▸ Entries with chart source code:
((
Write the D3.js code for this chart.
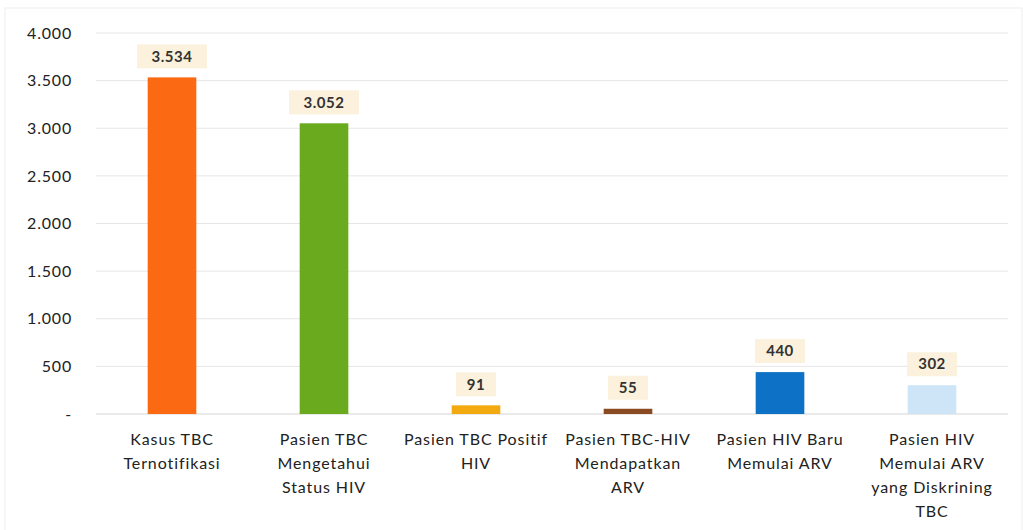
<!DOCTYPE html>
<html>
<head>
<meta charset="utf-8">
<script src="https://cdn.jsdelivr.net/npm/d3@7"></script>
<style>
  body { margin: 0; background: #fff; }
  text { font-family: Lato, "Open Sans", sans-serif; }
</style>
</head>
<body>
<div id="chart"></div>
<script>
// data
var categories = [
  ["Kasus TBC", "Ternotifikasi"],
  ["Pasien TBC", "Mengetahui", "Status HIV"],
  ["Pasien TBC Positif", "HIV"],
  ["Pasien TBC-HIV", "Mendapatkan", "ARV"],
  ["Pasien HIV Baru", "Memulai ARV"],
  ["Pasien HIV", "Memulai ARV", "yang Diskrining", "TBC"]
];
var values = [3534, 3052, 91, 55, 440, 302];
var barColors = ["#fb6a12", "#6aaa1e", "#f2aa10", "#8a4a22", "#0d72c6", "#cde5f6"];
var yTicks = [0, 500, 1000, 1500, 2000, 2500, 3000, 3500, 4000];

var width = 1023, height = 530;
var margin = {top: 33, left: 96, right: 15, bottom: 116};

var idLocale = d3.formatLocale({decimal: ",", thousands: ".", grouping: [3], currency: ["Rp", ""]});
var fmt = idLocale.format(",");

var svg = d3.select("#chart").append("svg")
    .attr("width", width)
    .attr("height", height);

svg.append("rect")
    .attr("x", 5).attr("y", 8)
    .attr("width", width - 6).attr("height", height - 6)
    .attr("fill", "#fff")
    .attr("stroke", "#eeeeee");

var x = d3.scaleBand()
    .domain(d3.range(categories.length))
    .range([margin.left, width - margin.right])
    .paddingInner(0.68)
    .paddingOuter(0.34);

var y = d3.scaleLinear()
    .domain([0, 4000])
    .range([height - margin.bottom, margin.top]);

// gridlines
svg.append("g")
    .selectAll("line")
    .data(yTicks)
    .enter().append("line")
    .attr("x1", margin.left)
    .attr("x2", width - margin.right)
    .attr("y1", function(d){ return y(d); })
    .attr("y2", function(d){ return y(d); })
    .attr("stroke", function(d){ return d == 0 ? "#d4d4d4" : "#e6e6e6"; })
    .attr("stroke-width", 1);

// y axis labels
var yAxis = d3.axisLeft(y)
    .tickValues(yTicks)
    .tickSize(0)
    .tickPadding(0)
    .tickFormat(function(d){ return d == 0 ? "-" : fmt(d); });

var ya = svg.append("g")
    .attr("transform", "translate(72,0)")
    .call(yAxis);
ya.select(".domain").remove();
ya.selectAll("text")
    .attr("font-size", "16px")
    .attr("letter-spacing", "0.8px")
    .attr("fill", "#222")
    .style("font-family", "Lato, 'Open Sans', sans-serif");

// bars
svg.append("g")
    .selectAll("rect")
    .data(values)
    .enter().append("rect")
    .attr("x", function(d, i){ return x(i); })
    .attr("y", function(d){ return y(d); })
    .attr("width", x.bandwidth())
    .attr("height", function(d){ return y(0) - y(d); })
    .attr("fill", function(d, i){ return barColors[i]; });

// value labels with beige box
var labels = svg.append("g")
    .selectAll("g")
    .data(values)
    .enter().append("g")
    .attr("transform", function(d, i){
        return "translate(" + (x(i) + x.bandwidth() / 2) + "," + (y(d) - 21) + ")";
    });

labels.append("rect")
    .attr("x", function(d){ return -(fmt(d).length * 5 + 10); })
    .attr("y", -12)
    .attr("width", function(d){ return fmt(d).length * 10 + 20; })
    .attr("height", 24)
    .attr("fill", "#fbf1dc");

labels.append("text")
    .attr("text-anchor", "middle")
    .attr("dy", "0.35em")
    .attr("font-size", "15px")
    .attr("font-weight", "bold")
    .attr("letter-spacing", "0.5px")
    .attr("fill", "#333")
    .text(function(d){ return fmt(d); });

// category labels
var cats = svg.append("g")
    .selectAll("text")
    .data(categories)
    .enter().append("text")
    .attr("text-anchor", "middle")
    .attr("font-size", "16px")
    .attr("letter-spacing", "0.9px")
    .attr("fill", "#222")
    .attr("x", function(d, i){ return x(i) + x.bandwidth() / 2; })
    .attr("y", 445);

cats.selectAll("tspan")
    .data(function(d){ return d; })
    .enter().append("tspan")
    .attr("x", function(){ return d3.select(this.parentNode).attr("x"); })
    .attr("dy", function(d, j){ return j == 0 ? 0 : 24; })
    .text(function(d){ return d; });
</script>
</body>
</html>
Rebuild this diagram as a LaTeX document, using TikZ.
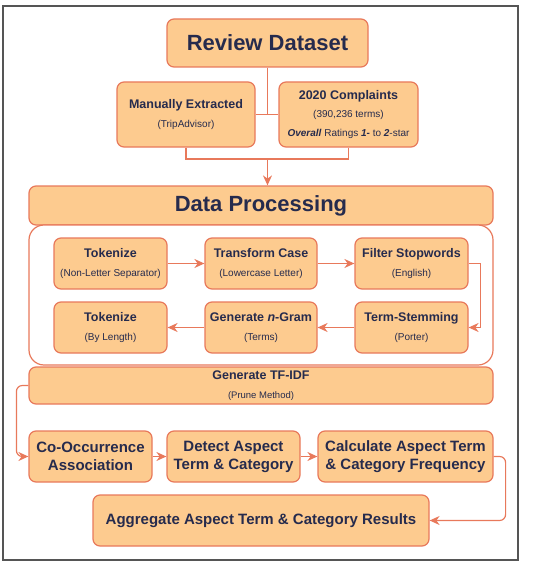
))
▸ The exercise:
Transcribe every record above exactly, leaving out the pictures.

▸ Written answer:
Write the D3.js code for this chart.
<!DOCTYPE html>
<html>
<head>
<meta charset="utf-8">
<script src="https://cdn.jsdelivr.net/npm/d3@7"></script>
<style>
  body { margin: 0; background: #fff; }
  text { font-family: Lato, "Open Sans", sans-serif; }
</style>
</head>
<body>
<div id="chart"></div>
<script>
// data
var categories = [
  ["Kasus TBC", "Ternotifikasi"],
  ["Pasien TBC", "Mengetahui", "Status HIV"],
  ["Pasien TBC Positif", "HIV"],
  ["Pasien TBC-HIV", "Mendapatkan", "ARV"],
  ["Pasien HIV Baru", "Memulai ARV"],
  ["Pasien HIV", "Memulai ARV", "yang Diskrining", "TBC"]
];
var values = [3534, 3052, 91, 55, 440, 302];
var barColors = ["#fb6a12", "#6aaa1e", "#f2aa10", "#8a4a22", "#0d72c6", "#cde5f6"];
var yTicks = [0, 500, 1000, 1500, 2000, 2500, 3000, 3500, 4000];

var width = 1023, height = 530;
var margin = {top: 33, left: 96, right: 15, bottom: 116};

var idLocale = d3.formatLocale({decimal: ",", thousands: ".", grouping: [3], currency: ["Rp", ""]});
var fmt = idLocale.format(",");

var svg = d3.select("#chart").append("svg")
    .attr("width", width)
    .attr("height", height);

svg.append("rect")
    .attr("x", 5).attr("y", 8)
    .attr("width", width - 6).attr("height", height - 6)
    .attr("fill", "#fff")
    .attr("stroke", "#eeeeee");

var x = d3.scaleBand()
    .domain(d3.range(categories.length))
    .range([margin.left, width - margin.right])
    .paddingInner(0.68)
    .paddingOuter(0.34);

var y = d3.scaleLinear()
    .domain([0, 4000])
    .range([height - margin.bottom, margin.top]);

// gridlines
svg.append("g")
    .selectAll("line")
    .data(yTicks)
    .enter().append("line")
    .attr("x1", margin.left)
    .attr("x2", width - margin.right)
    .attr("y1", function(d){ return y(d); })
    .attr("y2", function(d){ return y(d); })
    .attr("stroke", function(d){ return d == 0 ? "#d4d4d4" : "#e6e6e6"; })
    .attr("stroke-width", 1);

// y axis labels
var yAxis = d3.axisLeft(y)
    .tickValues(yTicks)
    .tickSize(0)
    .tickPadding(0)
    .tickFormat(function(d){ return d == 0 ? "-" : fmt(d); });

var ya = svg.append("g")
    .attr("transform", "translate(72,0)")
    .call(yAxis);
ya.select(".domain").remove();
ya.selectAll("text")
    .attr("font-size", "16px")
    .attr("letter-spacing", "0.8px")
    .attr("fill", "#222")
    .style("font-family", "Lato, 'Open Sans', sans-serif");

// bars
svg.append("g")
    .selectAll("rect")
    .data(values)
    .enter().append("rect")
    .attr("x", function(d, i){ return x(i); })
    .attr("y", function(d){ return y(d); })
    .attr("width", x.bandwidth())
    .attr("height", function(d){ return y(0) - y(d); })
    .attr("fill", function(d, i){ return barColors[i]; });

// value labels with beige box
var labels = svg.append("g")
    .selectAll("g")
    .data(values)
    .enter().append("g")
    .attr("transform", function(d, i){
        return "translate(" + (x(i) + x.bandwidth() / 2) + "," + (y(d) - 21) + ")";
    });

labels.append("rect")
    .attr("x", function(d){ return -(fmt(d).length * 5 + 10); })
    .attr("y", -12)
    .attr("width", function(d){ return fmt(d).length * 10 + 20; })
    .attr("height", 24)
    .attr("fill", "#fbf1dc");

labels.append("text")
    .attr("text-anchor", "middle")
    .attr("dy", "0.35em")
    .attr("font-size", "15px")
    .attr("font-weight", "bold")
    .attr("letter-spacing", "0.5px")
    .attr("fill", "#333")
    .text(function(d){ return fmt(d); });

// category labels
var cats = svg.append("g")
    .selectAll("text")
    .data(categories)
    .enter().append("text")
    .attr("text-anchor", "middle")
    .attr("font-size", "16px")
    .attr("letter-spacing", "0.9px")
    .attr("fill", "#222")
    .attr("x", function(d, i){ return x(i) + x.bandwidth() / 2; })
    .attr("y", 445);

cats.selectAll("tspan")
    .data(function(d){ return d; })
    .enter().append("tspan")
    .attr("x", function(){ return d3.select(this.parentNode).attr("x"); })
    .attr("dy", function(d, j){ return j == 0 ? 0 : 24; })
    .text(function(d){ return d; });
</script>
</body>
</html>
Rebuild this diagram as a LaTeX document, using TikZ.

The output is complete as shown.